Im looking to rent out an 2 Bed Apartment in the Dublin 9 area. Does anyone know of a good letting agency that I could contact? Im looking to let it out for about 2 years

Thanks
Gary


----------



## Hillsalt (28 Apr 2008)

*Re: Name of a Good Letting Agency*

Same here. I live in Galway and have an apartment on Cork Street, Dublin 8. The current tanants are moving out in August. I will be pretty much tied up for a few weeks around then so I would be grateful if someone could reccomend a good agency. 

It's probably going to be one which has a centrally located office. 

Also, what's the going rate that I can expect an agency to charge?


----------



## wheels (29 Apr 2008)

*Re: Name of a Good Letting Agency*



Hillsalt said:


> Same here.
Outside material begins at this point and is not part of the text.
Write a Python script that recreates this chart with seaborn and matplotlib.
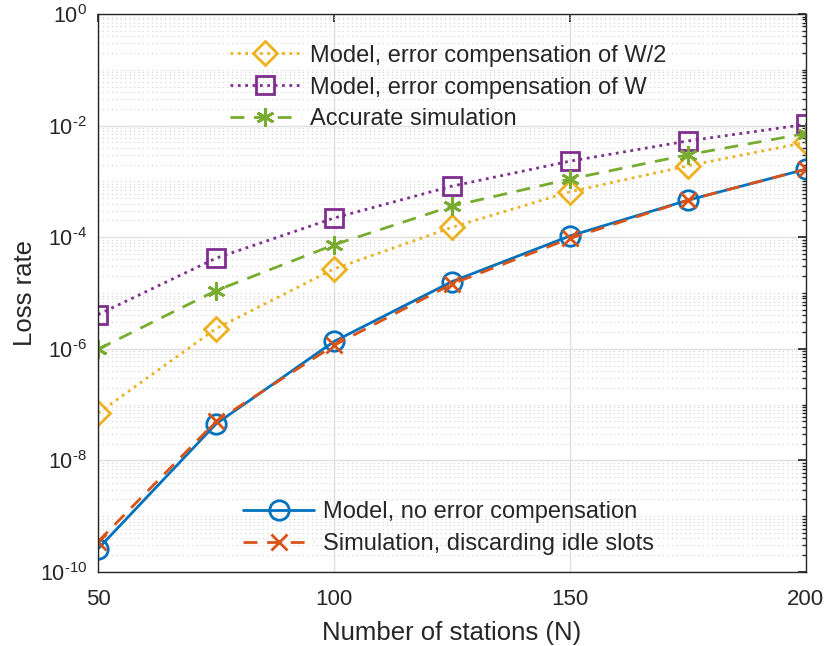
import numpy as np
import pandas as pd
import matplotlib
matplotlib.use("Agg")
import matplotlib.pyplot as plt
import matplotlib.ticker as mticker
import seaborn as sns

stations = [50, 75, 100, 125, 150, 175, 200]

model_half_w = [7e-8, 2.3e-6, 2.7e-5, 1.5e-4, 6.5e-4, 1.9e-3, 5.0e-3]
model_w = [4.1e-6, 4.2e-5, 2.2e-4, 8.2e-4, 2.3e-3, 5.3e-3, 1.05e-2]
accurate_sim = [9.8e-7, 1.1e-5, 7.3e-5, 3.6e-4, 1.1e-3, 3.0e-3, 7.2e-3]
model_no_comp = [2.6e-10, 4.5e-8, 1.35e-6, 1.6e-5, 1.05e-4, 4.6e-4, 1.65e-3]
sim_discard = [3.5e-10, 5.0e-8, 1.15e-6, 1.45e-5, 9.5e-5, 4.6e-4, 1.65e-3]

labels_top = ["Model, error compensation of W/2",
              "Model, error compensation of W",
              "Accurate simulation"]
labels_bottom = ["Model, no error compensation",
                 "Simulation, discarding idle slots"]

sns.set_theme(style="white")
plt.rcParams["font.family"] = ["Liberation Sans", "DejaVu Sans"]
plt.rcParams["mathtext.fontset"] = "custom"
plt.rcParams["mathtext.rm"] = "Liberation Sans"
plt.rcParams["mathtext.default"] = "regular"

fig = plt.figure(figsize=(8.24, 6.46), dpi=100)
ax = fig.add_axes([0.119, 0.1146, 0.859, 0.8638])

series = [
    (model_half_w, labels_top[0], "#EDB120", ":", "D", 12.5),
    (model_w, labels_top[1], "#7E2F8E", ":", "s", 13),
    (accurate_sim, labels_top[2], "#77AC30", (0, (5, 3.5)), (6, 2, 0), 13),
    (model_no_comp, labels_bottom[0], "#0072BD", "-", "o", 14),
    (sim_discard, labels_bottom[1], "#D95319", (0, (5, 3.5)), "x", 12),
]

handles = []
for vals, lab, col, ls, mk, ms in series:
    df = pd.DataFrame({"N": stations, "loss": vals})
    sns.lineplot(data=df, x="N", y="loss", ax=ax, color=col, linestyle=ls,
                 marker=mk, markersize=ms, markerfacecolor="none",
                 markeredgecolor=col, markeredgewidth=2, linewidth=2,
                 label=lab, legend=False)
    handles.append(ax.get_lines()[-1])

ax.set_yscale("log")
ax.set_xlim(50, 200)
ax.set_ylim(1e-10, 1e0)
ax.set_xticks([50, 100, 150, 200])
ax.set_yticks([10.0 ** k for k in range(-10, 1, 2)])
ax.yaxis.set_major_formatter(mticker.FuncFormatter(
    lambda v, p: "$10^{%s}$" % str(round(np.log10(v))).replace("-", "\u2010")))
ax.yaxis.set_minor_locator(mticker.LogLocator(base=10, subs=np.arange(1, 10), numticks=50))
ax.yaxis.set_minor_formatter(mticker.NullFormatter())

ax.grid(True, which="major", color="#e0e0e0", linestyle="-", linewidth=1.0)
ax.grid(True, which="minor", axis="y", color="#d2d2d2", linestyle=(0, (1, 3)), linewidth=0.8)
ax.set_axisbelow(True)

for sp in ax.spines.values():
    sp.set_color("#262626")
    sp.set_linewidth(1.0)
ax.tick_params(which="both", direction="in", top=True, right=True, colors="#262626",
               labelsize=16)
ax.tick_params(axis="x", pad=12)
ax.tick_params(axis="y", pad=8, labelsize=15.5)
ax.tick_params(which="major", length=6)
ax.tick_params(which="minor", length=3)

ax.set_xlabel("Number of stations (N)", fontsize=18.5, color="#262626", labelpad=8)
ax.set_ylabel("Loss rate", fontsize=18.5, color="#262626", labelpad=2)

leg1 = ax.legend(handles[:3], labels_top, loc="upper left", bbox_to_anchor=(0.186, 0.945),
                 frameon=False, fontsize=17, handlelength=3.0, handletextpad=0.4,
                 labelspacing=0.42, borderaxespad=0, borderpad=0)
ax.add_artist(leg1)
ax.legend(handles[3:], labels_bottom, loc="lower left", bbox_to_anchor=(0.205, 0.03),
          frameon=False, fontsize=17, handlelength=3.0, handletextpad=0.4,
          labelspacing=0.42, borderaxespad=0, borderpad=0)

fig.savefig("out.png", dpi=100)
I live in Galway and have an apartment on Cork Street, Dublin 8. The current tanants are moving out in August. I will be pretty much tied up for a few weeks around then so I would be grateful if someone could reccomend a good agency.
> 
> It's probably going to be one which has a centrally located office.
> 
> Also, what's the going rate that I can expect an agency to charge?




A friend of mine over the past couple of weeks has been using an agency to find a place and was shocked by the way the agencies acted. Unless you really need to use one, I'd thread carefully.


----------



## shesells (1 May 2008)

*Re: Name of a Good Letting Agency*

Don't know if there's any such thing really.

We used a big name agency for the first letting of our house. An absolute nightmare. Found a guy who'd left a big agency after that, pay hime 1/3 of what the big company was getting and we've had great tenants ever since. No use to you guys as he doesn't cover your area but I've rarely if ever heard positive reports of letting agents. Usually easier in the long run to do it yourself through daft.ie or the like


----------



## foxylady (27 May 2008)

Gary_b said:


> Hi All
> 
> Im looking to rent out an 2 Bed Apartment in the Dublin 9 area. Does anyone know of a good letting agency that I could contact? Im looking to let it out for about 2 years
> 
> ...


 
Why not put it on www.daft.ie yourself


----------



## gerry1 (27 May 2008)

Most letting agents charge one months rent. For that they arrange a lease , screen the prospects and deal with minor issues. If your apartment is within a complex the best option would be to use the existing managing agents.


----------